The House of Repnin (Репнин), is an ancient Russian princely family, claiming descent from the Olgovichi branch of Rurik dynasty. They held the hereditary title of Knyaz in the Empire of Russia.

==History==
The family traces its name to Prince Ivan Mikhailovich Obolensky (+1523), nicknamed Repnya, i.e., "bad porridge". Like other Princes Obolensky, he descended from Mikhail Vsevolodovich, prince of Chernigov, who, in 1246, was assassinated by the Mongols.

==Notable members==
- Princess Elena Mikhailovna Repnina was the first wife of future tsar Vasily Shuisky. The date of marriage is unknown, although they are mentioned together in 1580 as the witnesses in the description of Ivan IV's wedding with Maria Nagaya.

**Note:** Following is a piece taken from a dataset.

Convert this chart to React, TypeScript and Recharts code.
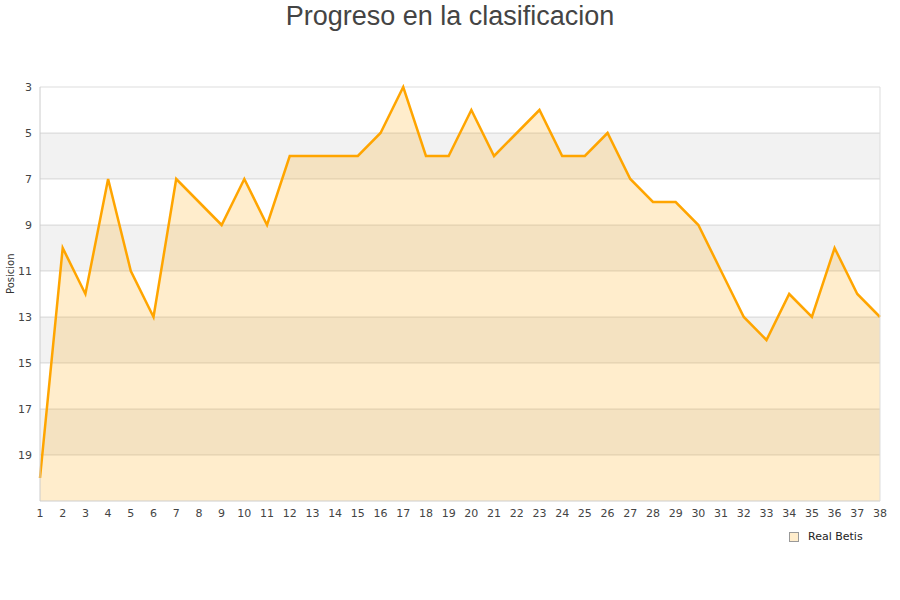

She had no children and died possibly in 1592, hypothetically - as the divorced woman in the monastery. The information about her is quite poor. Her grave is unknown. In 1608 Vasily took his 2nd wife Maria Buynosova-Rostovskaya, who become his only tsarina.
- Prince Anikita Ivanovich Repnin (1668-1726), his grandson, who was one of the Russian commanders during the Great Northern War, ending his military career as Field Marshal and Minister of Defense.
- Prince Nikolay Vasilievich Repnin (1734-1801), the latter's son, probably the most illustrious member of the family, noted for his involvement in the Polish affairs and his decisive actions during the Russo-Turkish Wars. He had three daughters and a natural son (Ivan Pnin) but no legitimate male heir, hence Alexander I permitted his grandson Prince Nikolai Volkonsky to take the name Repnin and coat of arms of his grandfather. His descendants are known as Princes Repnin-Volkonsky.